Stored data -

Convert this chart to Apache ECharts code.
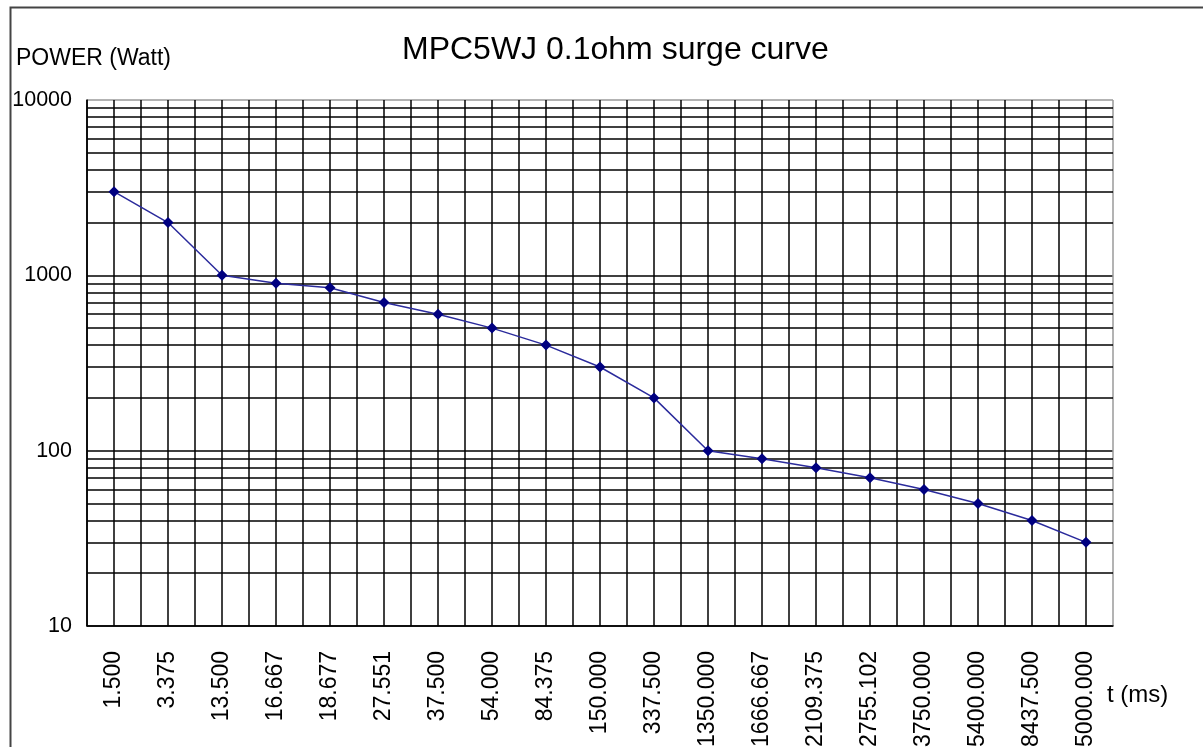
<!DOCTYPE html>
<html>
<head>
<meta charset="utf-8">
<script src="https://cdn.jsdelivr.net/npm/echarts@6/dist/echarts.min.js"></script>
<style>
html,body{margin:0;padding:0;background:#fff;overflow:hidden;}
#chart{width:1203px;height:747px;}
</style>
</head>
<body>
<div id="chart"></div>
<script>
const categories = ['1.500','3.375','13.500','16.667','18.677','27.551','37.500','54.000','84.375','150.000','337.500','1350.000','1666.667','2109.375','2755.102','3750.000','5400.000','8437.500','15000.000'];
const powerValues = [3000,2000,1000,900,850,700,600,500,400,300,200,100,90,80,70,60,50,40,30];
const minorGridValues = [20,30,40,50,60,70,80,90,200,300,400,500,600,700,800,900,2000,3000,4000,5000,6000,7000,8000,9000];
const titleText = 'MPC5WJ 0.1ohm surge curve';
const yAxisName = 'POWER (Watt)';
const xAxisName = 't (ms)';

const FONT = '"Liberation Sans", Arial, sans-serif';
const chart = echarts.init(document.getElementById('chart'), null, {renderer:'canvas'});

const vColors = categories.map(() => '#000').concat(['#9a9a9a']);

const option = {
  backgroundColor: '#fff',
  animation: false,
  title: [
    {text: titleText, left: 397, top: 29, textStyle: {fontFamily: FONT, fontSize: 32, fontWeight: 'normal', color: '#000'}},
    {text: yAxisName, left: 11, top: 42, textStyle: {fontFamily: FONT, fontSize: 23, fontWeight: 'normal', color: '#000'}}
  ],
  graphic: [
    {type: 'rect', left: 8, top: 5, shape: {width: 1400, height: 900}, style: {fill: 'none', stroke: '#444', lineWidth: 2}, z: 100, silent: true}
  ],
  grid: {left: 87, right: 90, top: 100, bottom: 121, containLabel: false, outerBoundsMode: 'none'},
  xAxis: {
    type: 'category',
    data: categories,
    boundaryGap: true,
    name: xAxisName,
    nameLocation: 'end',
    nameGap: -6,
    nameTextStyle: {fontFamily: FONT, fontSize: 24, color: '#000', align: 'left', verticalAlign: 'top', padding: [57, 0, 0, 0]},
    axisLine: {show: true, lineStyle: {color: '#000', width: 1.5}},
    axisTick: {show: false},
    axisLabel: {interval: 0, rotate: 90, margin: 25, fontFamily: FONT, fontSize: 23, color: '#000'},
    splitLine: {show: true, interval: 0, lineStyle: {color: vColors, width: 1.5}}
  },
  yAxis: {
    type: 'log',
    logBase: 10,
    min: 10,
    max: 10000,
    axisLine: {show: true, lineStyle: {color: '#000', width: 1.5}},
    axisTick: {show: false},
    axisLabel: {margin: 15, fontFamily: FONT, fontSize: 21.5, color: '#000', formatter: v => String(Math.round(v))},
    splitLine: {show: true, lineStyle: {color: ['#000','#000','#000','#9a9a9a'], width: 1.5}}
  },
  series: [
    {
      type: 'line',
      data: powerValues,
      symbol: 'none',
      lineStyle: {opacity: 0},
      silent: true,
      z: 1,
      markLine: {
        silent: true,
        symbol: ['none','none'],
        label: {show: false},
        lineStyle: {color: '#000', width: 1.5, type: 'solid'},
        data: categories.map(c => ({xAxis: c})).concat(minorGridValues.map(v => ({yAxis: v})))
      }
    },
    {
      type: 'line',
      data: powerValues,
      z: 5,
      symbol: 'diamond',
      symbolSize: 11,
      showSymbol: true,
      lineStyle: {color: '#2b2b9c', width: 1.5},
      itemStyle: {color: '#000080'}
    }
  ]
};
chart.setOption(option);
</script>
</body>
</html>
--
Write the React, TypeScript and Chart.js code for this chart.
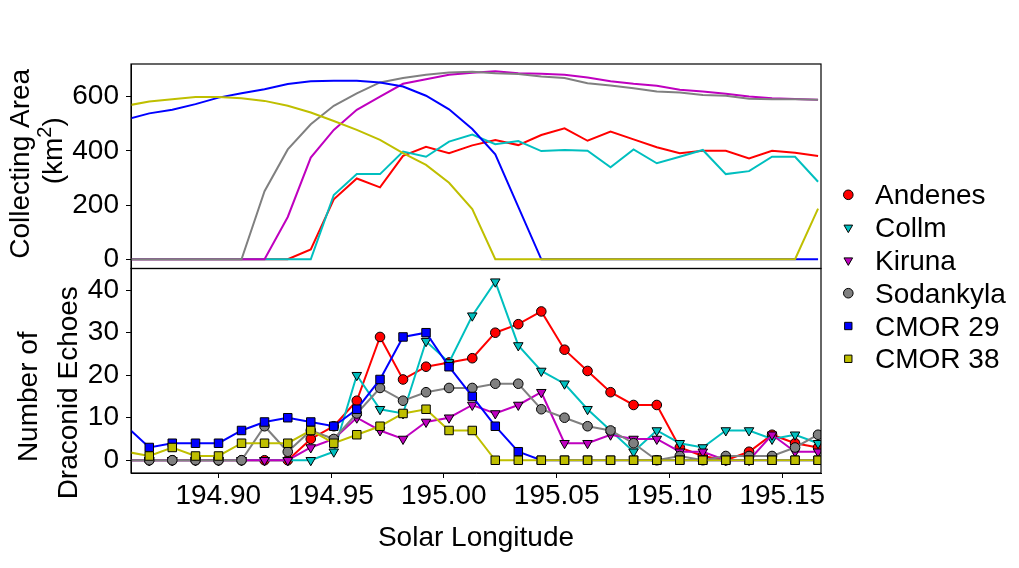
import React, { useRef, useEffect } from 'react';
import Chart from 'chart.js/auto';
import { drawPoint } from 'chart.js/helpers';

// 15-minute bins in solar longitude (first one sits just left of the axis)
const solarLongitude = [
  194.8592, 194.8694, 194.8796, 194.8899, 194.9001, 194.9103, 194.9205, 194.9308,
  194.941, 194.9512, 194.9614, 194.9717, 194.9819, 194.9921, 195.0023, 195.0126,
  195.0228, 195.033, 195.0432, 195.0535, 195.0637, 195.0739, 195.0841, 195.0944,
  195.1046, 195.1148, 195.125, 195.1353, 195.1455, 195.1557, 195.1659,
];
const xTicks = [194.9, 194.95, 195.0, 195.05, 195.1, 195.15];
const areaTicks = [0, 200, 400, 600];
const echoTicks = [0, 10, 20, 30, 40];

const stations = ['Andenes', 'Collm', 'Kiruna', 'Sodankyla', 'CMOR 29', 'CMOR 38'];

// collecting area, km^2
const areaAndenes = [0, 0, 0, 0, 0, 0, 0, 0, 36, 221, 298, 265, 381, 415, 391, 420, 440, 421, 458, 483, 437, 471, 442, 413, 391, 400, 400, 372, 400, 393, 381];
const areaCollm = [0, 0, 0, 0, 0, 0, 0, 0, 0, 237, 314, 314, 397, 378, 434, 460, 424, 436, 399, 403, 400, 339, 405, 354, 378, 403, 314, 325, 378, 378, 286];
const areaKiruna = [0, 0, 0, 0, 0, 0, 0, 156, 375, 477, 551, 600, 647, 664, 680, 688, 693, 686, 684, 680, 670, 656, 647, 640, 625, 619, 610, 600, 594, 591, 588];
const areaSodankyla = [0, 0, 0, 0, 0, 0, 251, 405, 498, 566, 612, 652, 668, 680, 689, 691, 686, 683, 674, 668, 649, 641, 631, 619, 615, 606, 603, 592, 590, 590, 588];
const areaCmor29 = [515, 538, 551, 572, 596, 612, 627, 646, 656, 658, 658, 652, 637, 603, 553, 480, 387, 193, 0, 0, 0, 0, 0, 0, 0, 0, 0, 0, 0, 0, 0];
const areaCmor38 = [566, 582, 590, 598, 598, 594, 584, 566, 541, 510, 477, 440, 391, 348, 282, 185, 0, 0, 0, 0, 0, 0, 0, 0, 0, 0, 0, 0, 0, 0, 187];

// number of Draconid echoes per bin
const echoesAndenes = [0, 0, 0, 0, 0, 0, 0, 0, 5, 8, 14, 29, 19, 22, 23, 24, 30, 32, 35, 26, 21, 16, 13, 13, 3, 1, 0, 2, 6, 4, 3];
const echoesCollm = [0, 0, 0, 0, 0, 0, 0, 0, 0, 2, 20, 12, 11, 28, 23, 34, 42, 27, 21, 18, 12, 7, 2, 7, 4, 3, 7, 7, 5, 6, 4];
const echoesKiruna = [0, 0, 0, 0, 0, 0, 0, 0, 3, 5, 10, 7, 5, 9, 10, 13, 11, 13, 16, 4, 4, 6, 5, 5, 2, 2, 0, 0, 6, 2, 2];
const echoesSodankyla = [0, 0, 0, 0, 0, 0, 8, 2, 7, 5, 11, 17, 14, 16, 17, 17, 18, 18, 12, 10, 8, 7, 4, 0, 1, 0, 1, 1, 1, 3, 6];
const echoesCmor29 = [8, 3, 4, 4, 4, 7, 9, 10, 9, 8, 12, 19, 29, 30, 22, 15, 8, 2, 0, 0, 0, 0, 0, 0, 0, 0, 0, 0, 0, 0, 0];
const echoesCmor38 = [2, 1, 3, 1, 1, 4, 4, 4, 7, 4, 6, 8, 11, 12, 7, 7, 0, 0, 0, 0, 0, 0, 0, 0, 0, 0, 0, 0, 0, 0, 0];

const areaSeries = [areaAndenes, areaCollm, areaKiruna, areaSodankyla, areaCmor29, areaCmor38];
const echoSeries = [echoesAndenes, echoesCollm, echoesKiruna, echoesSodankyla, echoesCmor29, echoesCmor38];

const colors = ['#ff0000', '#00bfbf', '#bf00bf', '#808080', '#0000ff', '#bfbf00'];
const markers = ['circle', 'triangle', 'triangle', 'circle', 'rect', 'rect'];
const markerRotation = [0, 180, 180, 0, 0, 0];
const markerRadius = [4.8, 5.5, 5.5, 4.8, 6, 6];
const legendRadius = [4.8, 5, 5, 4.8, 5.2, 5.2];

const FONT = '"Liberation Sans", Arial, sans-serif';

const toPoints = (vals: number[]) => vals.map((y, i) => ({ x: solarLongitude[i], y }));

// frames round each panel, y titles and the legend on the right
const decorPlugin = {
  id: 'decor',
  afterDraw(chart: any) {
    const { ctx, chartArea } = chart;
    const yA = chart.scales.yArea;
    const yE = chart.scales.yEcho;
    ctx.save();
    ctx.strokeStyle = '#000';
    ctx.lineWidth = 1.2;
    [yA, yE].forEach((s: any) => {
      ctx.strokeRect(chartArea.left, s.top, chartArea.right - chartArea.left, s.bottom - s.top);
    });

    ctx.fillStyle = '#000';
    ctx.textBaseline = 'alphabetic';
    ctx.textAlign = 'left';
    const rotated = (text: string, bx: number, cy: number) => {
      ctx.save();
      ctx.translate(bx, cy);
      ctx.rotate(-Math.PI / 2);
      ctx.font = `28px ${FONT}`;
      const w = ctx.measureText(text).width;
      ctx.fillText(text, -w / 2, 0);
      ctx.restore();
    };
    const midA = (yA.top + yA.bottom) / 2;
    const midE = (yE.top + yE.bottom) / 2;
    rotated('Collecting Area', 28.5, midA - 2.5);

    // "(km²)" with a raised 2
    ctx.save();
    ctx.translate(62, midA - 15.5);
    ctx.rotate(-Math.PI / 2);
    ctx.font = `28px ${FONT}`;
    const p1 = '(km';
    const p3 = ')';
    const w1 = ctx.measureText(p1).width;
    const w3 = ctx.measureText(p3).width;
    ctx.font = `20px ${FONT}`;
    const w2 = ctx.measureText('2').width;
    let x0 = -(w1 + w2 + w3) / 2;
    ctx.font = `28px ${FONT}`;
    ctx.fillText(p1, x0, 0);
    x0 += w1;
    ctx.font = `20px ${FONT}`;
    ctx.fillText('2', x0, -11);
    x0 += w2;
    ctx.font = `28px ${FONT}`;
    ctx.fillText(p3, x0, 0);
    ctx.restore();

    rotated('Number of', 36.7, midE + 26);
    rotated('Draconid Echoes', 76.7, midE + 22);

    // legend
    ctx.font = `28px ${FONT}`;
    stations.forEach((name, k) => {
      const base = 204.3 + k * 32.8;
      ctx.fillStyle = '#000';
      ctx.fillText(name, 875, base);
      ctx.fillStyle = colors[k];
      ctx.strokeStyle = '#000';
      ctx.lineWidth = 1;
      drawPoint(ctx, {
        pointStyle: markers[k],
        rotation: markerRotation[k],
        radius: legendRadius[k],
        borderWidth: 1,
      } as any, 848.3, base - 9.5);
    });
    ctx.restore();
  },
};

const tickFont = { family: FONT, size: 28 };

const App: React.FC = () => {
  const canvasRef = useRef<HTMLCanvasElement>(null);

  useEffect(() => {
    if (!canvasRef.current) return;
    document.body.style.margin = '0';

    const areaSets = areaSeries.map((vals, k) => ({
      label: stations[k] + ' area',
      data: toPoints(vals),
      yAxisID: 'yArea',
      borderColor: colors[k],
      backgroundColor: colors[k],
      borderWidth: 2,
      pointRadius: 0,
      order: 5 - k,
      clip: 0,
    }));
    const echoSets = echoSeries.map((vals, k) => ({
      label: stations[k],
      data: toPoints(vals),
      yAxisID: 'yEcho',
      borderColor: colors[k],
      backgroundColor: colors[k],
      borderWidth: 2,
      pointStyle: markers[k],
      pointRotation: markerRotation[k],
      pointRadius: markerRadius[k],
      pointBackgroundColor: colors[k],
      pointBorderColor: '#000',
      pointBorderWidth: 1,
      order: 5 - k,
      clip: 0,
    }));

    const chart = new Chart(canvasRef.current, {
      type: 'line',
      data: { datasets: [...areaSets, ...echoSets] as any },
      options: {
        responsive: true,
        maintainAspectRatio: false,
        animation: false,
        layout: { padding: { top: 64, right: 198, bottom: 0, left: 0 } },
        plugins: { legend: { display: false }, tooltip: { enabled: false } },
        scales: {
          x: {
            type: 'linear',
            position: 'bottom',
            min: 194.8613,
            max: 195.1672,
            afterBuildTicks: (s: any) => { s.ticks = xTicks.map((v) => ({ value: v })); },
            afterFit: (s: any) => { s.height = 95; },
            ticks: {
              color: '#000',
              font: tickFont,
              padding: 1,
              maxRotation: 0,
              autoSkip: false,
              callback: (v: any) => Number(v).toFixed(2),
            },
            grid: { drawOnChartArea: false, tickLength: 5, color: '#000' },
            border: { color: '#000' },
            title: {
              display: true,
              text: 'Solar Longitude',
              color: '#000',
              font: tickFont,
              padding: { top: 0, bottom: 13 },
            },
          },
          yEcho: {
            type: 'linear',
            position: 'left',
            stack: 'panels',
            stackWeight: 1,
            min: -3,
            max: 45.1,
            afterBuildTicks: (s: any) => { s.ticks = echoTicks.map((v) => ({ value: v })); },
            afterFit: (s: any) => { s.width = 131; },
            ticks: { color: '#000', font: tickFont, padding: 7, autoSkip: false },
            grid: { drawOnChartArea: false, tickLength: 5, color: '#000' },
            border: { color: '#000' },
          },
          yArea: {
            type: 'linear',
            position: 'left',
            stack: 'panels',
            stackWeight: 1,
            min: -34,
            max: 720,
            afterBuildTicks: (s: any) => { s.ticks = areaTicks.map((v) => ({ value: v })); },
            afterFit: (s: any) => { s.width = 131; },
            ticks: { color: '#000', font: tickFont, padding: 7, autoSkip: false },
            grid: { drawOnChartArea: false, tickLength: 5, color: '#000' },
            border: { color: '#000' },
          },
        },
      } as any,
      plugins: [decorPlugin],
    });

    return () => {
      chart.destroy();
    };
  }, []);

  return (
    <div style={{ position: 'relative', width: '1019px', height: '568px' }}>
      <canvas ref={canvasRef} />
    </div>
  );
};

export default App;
* * *
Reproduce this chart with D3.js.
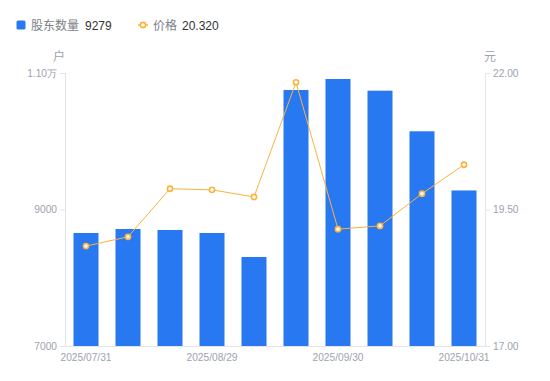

Task requirements - Starting at the line that contains "Convert this chart to Apache ECharts code." and stopping after the line that contains "const vColors = categories.map(()", copy every line exactly. Leave any pictures behind.

Solution for this problem -
Convert this chart to Apache ECharts code.
<!DOCTYPE html>
<html>
<head>
<meta charset="utf-8">
<script src="https://cdn.jsdelivr.net/npm/echarts@6/dist/echarts.min.js"></script>
<style>
html,body{margin:0;padding:0;background:#fff;overflow:hidden;}
#chart{width:1203px;height:747px;}
</style>
</head>
<body>
<div id="chart"></div>
<script>
const categories = ['1.500','3.375','13.500','16.667','18.677','27.551','37.500','54.000','84.375','150.000','337.500','1350.000','1666.667','2109.375','2755.102','3750.000','5400.000','8437.500','15000.000'];
const powerValues = [3000,2000,1000,900,850,700,600,500,400,300,200,100,90,80,70,60,50,40,30];
const minorGridValues = [20,30,40,50,60,70,80,90,200,300,400,500,600,700,800,900,2000,3000,4000,5000,6000,7000,8000,9000];
const titleText = 'MPC5WJ 0.1ohm surge curve';
const yAxisName = 'POWER (Watt)';
const xAxisName = 't (ms)';

const FONT = '"Liberation Sans", Arial, sans-serif';
const chart = echarts.init(document.getElementById('chart'), null, {renderer:'canvas'});

const vColors = categories.map(() => '#000').concat(['#9a9a9a']);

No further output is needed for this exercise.